CLC Challenges Texas’s Strict Absentee Voting Limitations During COVID-19 Crisis

Date

Expanding voter access during a global pandemic is not a partisan issue

SAN ANTONIO, TX – The nonpartisan Campaign Legal Center (CLC) is serving as legal counsel for the League of United Latin American Citizens (LULAC) and its Texas chapter in a new lawsuit challenging the restrictive eligibility criteria Texas uses to make it exceedingly difficult to request and cast an absentee ballot.

“Expanding voter access during a global pandemic should not be a partisan issue,” said Trevor Potter, president at CLC, and a former Republican Chairman of the Federal Election Commission. Potter served as Campaign General Counsel for John McCain. “The courts should not allow Texas to force voters to choose between their health and exercising their fundamental right to vote.

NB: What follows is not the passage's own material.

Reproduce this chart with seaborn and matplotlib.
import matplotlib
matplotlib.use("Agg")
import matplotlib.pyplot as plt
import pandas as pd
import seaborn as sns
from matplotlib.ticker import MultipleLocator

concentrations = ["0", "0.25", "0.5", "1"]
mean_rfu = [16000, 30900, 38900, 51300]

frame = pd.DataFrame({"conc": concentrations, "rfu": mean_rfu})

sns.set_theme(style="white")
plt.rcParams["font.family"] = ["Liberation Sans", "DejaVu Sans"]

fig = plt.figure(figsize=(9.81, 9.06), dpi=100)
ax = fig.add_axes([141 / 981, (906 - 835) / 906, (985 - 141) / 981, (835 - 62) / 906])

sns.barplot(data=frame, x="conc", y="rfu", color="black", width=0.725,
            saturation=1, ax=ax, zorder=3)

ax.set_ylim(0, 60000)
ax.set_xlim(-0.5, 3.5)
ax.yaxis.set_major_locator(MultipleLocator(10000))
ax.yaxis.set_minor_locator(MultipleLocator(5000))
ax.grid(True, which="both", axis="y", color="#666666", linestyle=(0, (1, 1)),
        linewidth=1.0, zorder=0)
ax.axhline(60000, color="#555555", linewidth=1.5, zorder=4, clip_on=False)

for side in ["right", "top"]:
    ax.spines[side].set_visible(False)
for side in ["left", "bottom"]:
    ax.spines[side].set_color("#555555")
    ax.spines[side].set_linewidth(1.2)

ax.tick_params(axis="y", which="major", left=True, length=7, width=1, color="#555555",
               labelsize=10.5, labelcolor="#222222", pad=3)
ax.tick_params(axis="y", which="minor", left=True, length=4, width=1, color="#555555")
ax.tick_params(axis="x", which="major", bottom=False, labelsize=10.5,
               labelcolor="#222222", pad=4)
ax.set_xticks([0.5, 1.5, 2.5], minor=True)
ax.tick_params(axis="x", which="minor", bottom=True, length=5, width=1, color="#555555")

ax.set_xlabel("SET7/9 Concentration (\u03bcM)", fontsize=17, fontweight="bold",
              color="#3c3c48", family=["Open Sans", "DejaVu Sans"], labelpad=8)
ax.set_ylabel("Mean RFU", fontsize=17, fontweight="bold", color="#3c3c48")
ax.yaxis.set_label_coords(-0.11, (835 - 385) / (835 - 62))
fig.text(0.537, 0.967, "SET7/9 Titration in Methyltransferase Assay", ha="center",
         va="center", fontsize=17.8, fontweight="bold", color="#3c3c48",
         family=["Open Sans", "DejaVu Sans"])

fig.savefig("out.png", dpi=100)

Texas should redirect its energy and make it easier to vote safely instead of threatening its citizens with prosecution simply for wanting to vote from the security of their own homes.”

A Reuters/Ipsos poll released in April found that 72% of all U.S. adults, including 79% of Democrats and 65% of Republicans, supported a requirement for mail-in ballots as a way to protect voters in case of a continued spread of coronavirus later this year.

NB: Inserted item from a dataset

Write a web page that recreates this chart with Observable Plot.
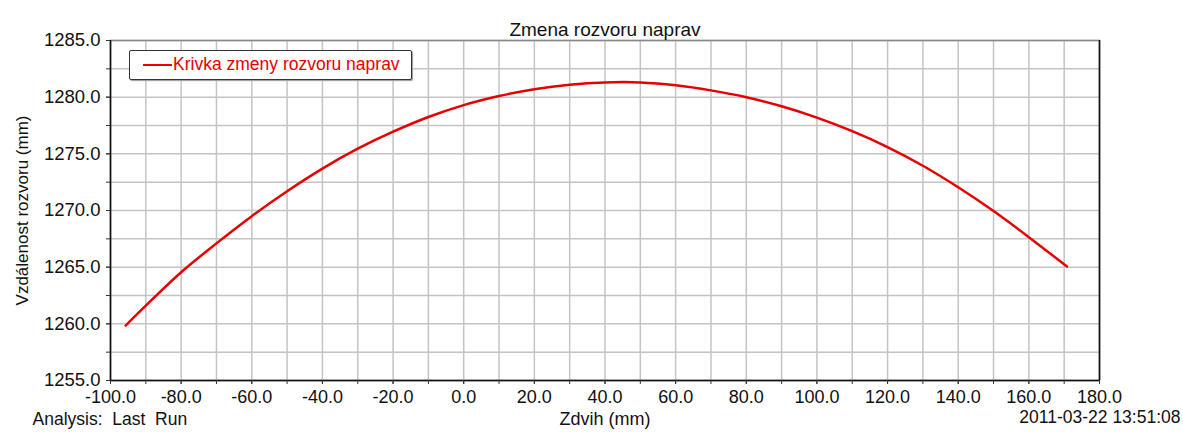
<!DOCTYPE html>
<html>
<head>
<meta charset="utf-8">
<script src="https://cdn.jsdelivr.net/npm/d3@7"></script>
<script src="https://cdn.jsdelivr.net/npm/@observablehq/plot@0.6"></script>
<style>
  html, body { margin: 0; padding: 0; background: #fff; }
  #wrap { position: relative; width: 1183px; height: 432px; font-family: "Liberation Sans", Arial, sans-serif; }
  #legend { position: absolute; left: 129px; top: 50px; width: 281px; height: 28px; border: 1.5px solid #333; border-radius: 2px; background: #fff; box-shadow: 1px 1px 1px #999; }
  #legend .sw { position: absolute; left: 13px; top: 13px; width: 29px; height: 0; border-top: 2px solid #e60000; }
  #legend .lb { position: absolute; left: 43px; top: 3px; font-size: 17.5px; color: #e60000; white-space: nowrap; }
</style>
</head>
<body>
<div id="wrap">
  <div id="chart"></div>
  <div id="legend"><div class="sw"></div><div class="lb">Krivka zmeny rozvoru naprav</div></div>
</div>
<script>
const titleText = "Zmena rozvoru naprav";
const xLabel = "Zdvih (mm)";
const yLabel = "Vzdálenost rozvoru (mm)";
const analysisText = "Analysis:  Last  Run";
const dateText = "2011-03-22 13:51:08";
const seriesName = "Krivka zmeny rozvoru naprav";

const zdvih = [-95.7, -90, -80, -70, -60, -50, -40, -30, -20, -10, 0, 10, 20, 30, 40, 50, 60, 70, 80, 90, 100, 110, 120, 130, 140, 150, 160, 170.8];
const rozvor = [1259.85, 1261.6, 1264.55, 1267.1, 1269.5, 1271.7, 1273.7, 1275.45, 1276.95, 1278.25, 1279.3, 1280.1, 1280.7, 1281.1, 1281.3, 1281.3, 1281.05, 1280.6, 1280.0, 1279.2, 1278.2, 1277.0, 1275.6, 1273.95, 1272.05, 1269.95, 1267.65, 1265.05];

const xTicks = [-100, -80, -60, -40, -20, 0, 20, 40, 60, 80, 100, 120, 140, 160, 180];
const xMinor = [-100, -90, -80, -70, -60, -50, -40, -30, -20, -10, 0, 10, 20, 30, 40, 50, 60, 70, 80, 90, 100, 110, 120, 130, 140, 150, 160, 170, 180];
const yTicks = [1255, 1260, 1265, 1270, 1275, 1280, 1285];
const yMinor = [1255, 1257.5, 1260, 1262.5, 1265, 1267.5, 1270, 1272.5, 1275, 1277.5, 1280, 1282.5, 1285];

const data = zdvih.map((x, i) => ({x, y: rozvor[i]}));
const gridColor = "#c4c4c4";
const fmt = d => d.toFixed(1);

const chart = Plot.plot({
  width: 1183,
  height: 432,
  marginLeft: 110,
  marginRight: 84,
  marginTop: 40,
  marginBottom: 52,
  style: {fontFamily: "'Liberation Sans', Arial, sans-serif", fontSize: "18px", color: "#111", background: "#fff"},
  x: {domain: [-100, 180], label: null},
  y: {domain: [1255, 1285], label: null},
  marks: [
    Plot.ruleX(xMinor, {stroke: gridColor, strokeWidth: 1.5}),
    Plot.ruleY(yMinor, {stroke: gridColor, strokeWidth: 1.5}),
    Plot.frame({stroke: "#888", strokeWidth: 1.5}),
    Plot.ruleY([1255], {stroke: "#111", strokeWidth: 1.5}),
    Plot.ruleX([-100], {stroke: "#111", strokeWidth: 1.5}),
    Plot.ruleX([180], {stroke: "#111", strokeWidth: 1.5}),
    Plot.axisX(xMinor, {tickSize: 4, tickFormat: () => "", stroke: "#333"}),
    Plot.axisX(xTicks, {tickSize: 4, tickPadding: 6, tickFormat: fmt, fontSize: 18, stroke: "#333", fill: "#111"}),
    Plot.axisY(yMinor, {tickSize: 4, tickFormat: () => "", stroke: "#333"}),
    Plot.axisY(yTicks, {tickSize: 4, tickPadding: 6, tickFormat: fmt, fontSize: 18.5, stroke: "#333", fill: "#111"}),
    Plot.line(data, {x: "x", y: "y", stroke: "#e60000", strokeWidth: 2.5, curve: "catmull-rom"}),
    Plot.text([titleText], {frameAnchor: "top", dy: -18, fontSize: 19, fill: "#111"}),
    Plot.text([xLabel], {frameAnchor: "bottom", dy: 44, fontSize: 18, fill: "#111"}),
    Plot.text([yLabel], {frameAnchor: "left", dx: -88, rotate: -90, textAnchor: "middle", fontSize: 17, fill: "#111"}),
    Plot.text([analysisText], {frameAnchor: "bottom-left", dx: -78, dy: 44, textAnchor: "start", fontSize: 17.5, fill: "#111"}),
    Plot.text([dateText], {frameAnchor: "bottom-right", dx: 81, dy: 42.5, textAnchor: "end", fontSize: 17.5, fill: "#111"})
  ]
});
document.getElementById("chart").appendChild(chart);
</script>
</body>
</html>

Most Texans are denied the ability to vote by mail due to the narrow list of excuses allowed, which puts all voters at greater risk of contracting coronavirus at in-person polling locations in its upcoming elections this summer and for the General Election on November 3. The disease has ravaged Texas’s Latino community, making up 42.6% of COVID-19 related deaths statewide.

“Once again, Texas officials are looking for ways to effectively disenfranchise Latinos and people of color by suppressing their right to vote. People should never be forced to make a choice between showing up to the polls and risking their health,” said LULAC President Domingo Garcia. “LULAC will not stand for this blatant oppression of our community’s constitutional right to vote in the middle of a pandemic that has killed more than 1,000 Texans and infected over 40,000. Texas is stronger when more people can participate in our democracy and determine who is fit to govern. I asked our Governor and state officials to support a bipartisan interim law to allow all Texans to be able to vote by mail in the 2020 election.”

Texas officials have threatened criminal prosecution of voters who attempt to cast mail ballots who do not meet specific criteria, including those who would prefer to vote by mail out of fear of contracting or spreading COVID-19 by voting in person.

CLC and LULAC moved to intervene in the federal lawsuit, Texas Democratic Party v. Abbott on May 11.